#### WHAT TO WORK ON
Leave out the pictures and repeat the rest of the material exactly.

┄┄┄┄┄┄┄┄┄┄

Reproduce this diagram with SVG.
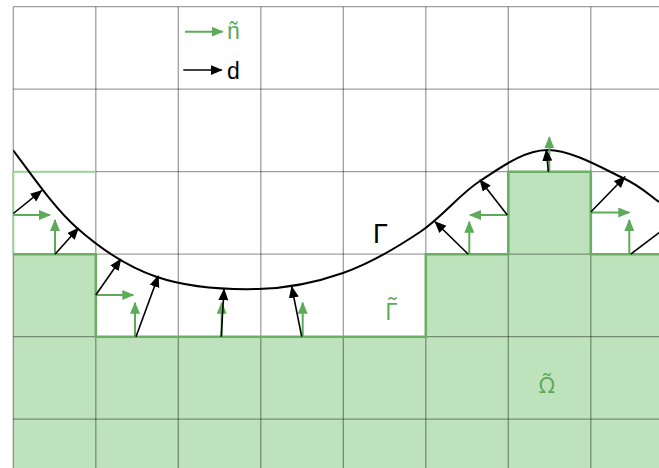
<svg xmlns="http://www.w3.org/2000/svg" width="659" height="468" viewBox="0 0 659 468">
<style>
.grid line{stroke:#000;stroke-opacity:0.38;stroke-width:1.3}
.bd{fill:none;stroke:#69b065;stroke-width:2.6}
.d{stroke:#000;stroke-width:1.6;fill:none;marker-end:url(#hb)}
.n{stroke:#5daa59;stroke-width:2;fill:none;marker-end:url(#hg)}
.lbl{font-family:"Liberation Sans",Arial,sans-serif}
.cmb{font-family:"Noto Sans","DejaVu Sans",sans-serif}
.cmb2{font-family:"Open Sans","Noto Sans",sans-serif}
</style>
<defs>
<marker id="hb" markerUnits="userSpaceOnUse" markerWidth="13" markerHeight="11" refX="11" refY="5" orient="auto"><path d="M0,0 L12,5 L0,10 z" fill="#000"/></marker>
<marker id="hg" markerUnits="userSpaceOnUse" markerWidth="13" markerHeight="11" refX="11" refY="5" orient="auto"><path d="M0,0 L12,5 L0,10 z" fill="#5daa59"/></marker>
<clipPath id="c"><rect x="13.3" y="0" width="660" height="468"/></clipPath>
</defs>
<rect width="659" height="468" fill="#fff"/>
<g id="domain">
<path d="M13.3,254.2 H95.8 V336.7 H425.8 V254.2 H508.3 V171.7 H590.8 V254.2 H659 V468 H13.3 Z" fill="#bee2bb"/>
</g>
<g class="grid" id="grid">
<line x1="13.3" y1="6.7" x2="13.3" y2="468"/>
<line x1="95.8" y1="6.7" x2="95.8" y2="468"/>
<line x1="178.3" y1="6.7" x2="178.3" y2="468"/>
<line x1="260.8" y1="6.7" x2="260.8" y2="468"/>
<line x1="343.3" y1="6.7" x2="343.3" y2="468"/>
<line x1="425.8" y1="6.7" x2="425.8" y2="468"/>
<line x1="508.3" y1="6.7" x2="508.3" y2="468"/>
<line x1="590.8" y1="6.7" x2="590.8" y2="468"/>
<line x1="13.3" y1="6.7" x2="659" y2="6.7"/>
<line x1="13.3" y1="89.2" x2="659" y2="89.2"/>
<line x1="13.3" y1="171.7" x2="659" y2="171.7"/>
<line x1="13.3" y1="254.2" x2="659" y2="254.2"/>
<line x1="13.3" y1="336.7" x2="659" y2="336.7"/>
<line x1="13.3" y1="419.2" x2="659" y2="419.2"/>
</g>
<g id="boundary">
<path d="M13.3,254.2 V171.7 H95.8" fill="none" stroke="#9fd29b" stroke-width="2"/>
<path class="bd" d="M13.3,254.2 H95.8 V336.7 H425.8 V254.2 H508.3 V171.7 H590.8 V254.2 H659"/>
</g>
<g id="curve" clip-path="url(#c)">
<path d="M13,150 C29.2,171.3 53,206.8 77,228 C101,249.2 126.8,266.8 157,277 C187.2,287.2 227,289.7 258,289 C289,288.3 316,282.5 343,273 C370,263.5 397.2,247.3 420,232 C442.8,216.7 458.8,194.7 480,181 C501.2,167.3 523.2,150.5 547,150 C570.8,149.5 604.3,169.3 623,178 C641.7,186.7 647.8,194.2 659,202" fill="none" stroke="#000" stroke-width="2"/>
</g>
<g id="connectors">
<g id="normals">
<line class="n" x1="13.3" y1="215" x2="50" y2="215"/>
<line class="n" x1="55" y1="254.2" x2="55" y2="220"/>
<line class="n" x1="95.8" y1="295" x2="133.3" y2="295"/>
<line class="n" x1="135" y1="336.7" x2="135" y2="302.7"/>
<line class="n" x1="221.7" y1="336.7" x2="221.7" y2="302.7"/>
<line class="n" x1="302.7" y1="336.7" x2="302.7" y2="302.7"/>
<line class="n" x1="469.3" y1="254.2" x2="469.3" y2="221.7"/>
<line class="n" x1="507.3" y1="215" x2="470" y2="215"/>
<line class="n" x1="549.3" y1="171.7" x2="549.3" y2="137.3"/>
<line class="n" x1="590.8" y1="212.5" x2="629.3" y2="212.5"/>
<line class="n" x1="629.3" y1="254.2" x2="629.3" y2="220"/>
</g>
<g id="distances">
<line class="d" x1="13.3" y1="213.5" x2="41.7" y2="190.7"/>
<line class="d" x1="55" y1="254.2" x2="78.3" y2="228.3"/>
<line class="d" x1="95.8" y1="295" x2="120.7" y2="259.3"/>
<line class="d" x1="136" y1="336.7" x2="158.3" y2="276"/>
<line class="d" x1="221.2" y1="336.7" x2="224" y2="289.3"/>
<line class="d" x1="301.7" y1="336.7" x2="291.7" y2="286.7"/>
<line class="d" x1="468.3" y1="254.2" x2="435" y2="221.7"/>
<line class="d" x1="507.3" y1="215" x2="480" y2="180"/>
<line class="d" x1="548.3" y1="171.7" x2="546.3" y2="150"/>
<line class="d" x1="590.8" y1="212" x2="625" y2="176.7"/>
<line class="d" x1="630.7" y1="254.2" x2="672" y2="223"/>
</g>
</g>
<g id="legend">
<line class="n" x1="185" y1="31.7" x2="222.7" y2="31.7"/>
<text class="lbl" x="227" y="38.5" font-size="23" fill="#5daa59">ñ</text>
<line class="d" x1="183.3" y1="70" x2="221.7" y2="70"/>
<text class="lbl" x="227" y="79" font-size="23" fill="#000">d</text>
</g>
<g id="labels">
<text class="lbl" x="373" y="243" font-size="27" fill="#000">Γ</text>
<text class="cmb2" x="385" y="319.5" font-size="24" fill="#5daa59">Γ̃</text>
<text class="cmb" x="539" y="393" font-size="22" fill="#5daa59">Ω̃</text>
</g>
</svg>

┄┄┄┄┄┄┄┄┄┄

#### SOLUTION TO THIS TASK
Reproduce this diagram with SVG.
<svg xmlns="http://www.w3.org/2000/svg" width="659" height="468" viewBox="0 0 659 468">
<style>
.grid line{stroke:#000;stroke-opacity:0.38;stroke-width:1.3}
.bd{fill:none;stroke:#69b065;stroke-width:2.6}
.d{stroke:#000;stroke-width:1.6;fill:none;marker-end:url(#hb)}
.n{stroke:#5daa59;stroke-width:2;fill:none;marker-end:url(#hg)}
.lbl{font-family:"Liberation Sans",Arial,sans-serif}
.cmb{font-family:"Noto Sans","DejaVu Sans",sans-serif}
.cmb2{font-family:"Open Sans","Noto Sans",sans-serif}
</style>
<defs>
<marker id="hb" markerUnits="userSpaceOnUse" markerWidth="13" markerHeight="11" refX="11" refY="5" orient="auto"><path d="M0,0 L12,5 L0,10 z" fill="#000"/></marker>
<marker id="hg" markerUnits="userSpaceOnUse" markerWidth="13" markerHeight="11" refX="11" refY="5" orient="auto"><path d="M0,0 L12,5 L0,10 z" fill="#5daa59"/></marker>
<clipPath id="c"><rect x="13.3" y="0" width="660" height="468"/></clipPath>
</defs>
<rect width="659" height="468" fill="#fff"/>
<g id="domain">
<path d="M13.3,254.2 H95.8 V336.7 H425.8 V254.2 H508.3 V171.7 H590.8 V254.2 H659 V468 H13.3 Z" fill="#bee2bb"/>
</g>
<g class="grid" id="grid">
<line x1="13.3" y1="6.7" x2="13.3" y2="468"/>
<line x1="95.8" y1="6.7" x2="95.8" y2="468"/>
<line x1="178.3" y1="6.7" x2="178.3" y2="468"/>
<line x1="260.8" y1="6.7" x2="260.8" y2="468"/>
<line x1="343.3" y1="6.7" x2="343.3" y2="468"/>
<line x1="425.8" y1="6.7" x2="425.8" y2="468"/>
<line x1="508.3" y1="6.7" x2="508.3" y2="468"/>
<line x1="590.8" y1="6.7" x2="590.8" y2="468"/>
<line x1="13.3" y1="6.7" x2="659" y2="6.7"/>
<line x1="13.3" y1="89.2" x2="659" y2="89.2"/>
<line x1="13.3" y1="171.7" x2="659" y2="171.7"/>
<line x1="13.3" y1="254.2" x2="659" y2="254.2"/>
<line x1="13.3" y1="336.7" x2="659" y2="336.7"/>
<line x1="13.3" y1="419.2" x2="659" y2="419.2"/>
</g>
<g id="boundary">
<path d="M13.3,254.2 V171.7 H95.8" fill="none" stroke="#9fd29b" stroke-width="2"/>
<path class="bd" d="M13.3,254.2 H95.8 V336.7 H425.8 V254.2 H508.3 V171.7 H590.8 V254.2 H659"/>
</g>
<g id="curve" clip-path="url(#c)">
<path d="M13,150 C29.2,171.3 53,206.8 77,228 C101,249.2 126.8,266.8 157,277 C187.2,287.2 227,289.7 258,289 C289,288.3 316,282.5 343,273 C370,263.5 397.2,247.3 420,232 C442.8,216.7 458.8,194.7 480,181 C501.2,167.3 523.2,150.5 547,150 C570.8,149.5 604.3,169.3 623,178 C641.7,186.7 647.8,194.2 659,202" fill="none" stroke="#000" stroke-width="2"/>
</g>
<g id="connectors">
<g id="normals">
<line class="n" x1="13.3" y1="215" x2="50" y2="215"/>
<line class="n" x1="55" y1="254.2" x2="55" y2="220"/>
<line class="n" x1="95.8" y1="295" x2="133.3" y2="295"/>
<line class="n" x1="135" y1="336.7" x2="135" y2="302.7"/>
<line class="n" x1="221.7" y1="336.7" x2="221.7" y2="302.7"/>
<line class="n" x1="302.7" y1="336.7" x2="302.7" y2="302.7"/>
<line class="n" x1="469.3" y1="254.2" x2="469.3" y2="221.7"/>
<line class="n" x1="507.3" y1="215" x2="470" y2="215"/>
<line class="n" x1="549.3" y1="171.7" x2="549.3" y2="137.3"/>
<line class="n" x1="590.8" y1="212.5" x2="629.3" y2="212.5"/>
<line class="n" x1="629.3" y1="254.2" x2="629.3" y2="220"/>
</g>
<g id="distances">
<line class="d" x1="13.3" y1="213.5" x2="41.7" y2="190.7"/>
<line class="d" x1="55" y1="254.2" x2="78.3" y2="228.3"/>
<line class="d" x1="95.8" y1="295" x2="120.7" y2="259.3"/>
<line class="d" x1="136" y1="336.7" x2="158.3" y2="276"/>
<line class="d" x1="221.2" y1="336.7" x2="224" y2="289.3"/>
<line class="d" x1="301.7" y1="336.7" x2="291.7" y2="286.7"/>
<line class="d" x1="468.3" y1="254.2" x2="435" y2="221.7"/>
<line class="d" x1="507.3" y1="215" x2="480" y2="180"/>
<line class="d" x1="548.3" y1="171.7" x2="546.3" y2="150"/>
<line class="d" x1="590.8" y1="212" x2="625" y2="176.7"/>
<line class="d" x1="630.7" y1="254.2" x2="672" y2="223"/>
</g>
</g>
<g id="legend">
<line class="n" x1="185" y1="31.7" x2="222.7" y2="31.7"/>
<text class="lbl" x="227" y="38.5" font-size="23" fill="#5daa59">ñ</text>
<line class="d" x1="183.3" y1="70" x2="221.7" y2="70"/>
<text class="lbl" x="227" y="79" font-size="23" fill="#000">d</text>
</g>
<g id="labels">
<text class="lbl" x="373" y="243" font-size="27" fill="#000">Γ</text>
<text class="cmb2" x="385" y="319.5" font-size="24" fill="#5daa59">Γ̃</text>
<text class="cmb" x="539" y="393" font-size="22" fill="#5daa59">Ω̃</text>
</g>
</svg>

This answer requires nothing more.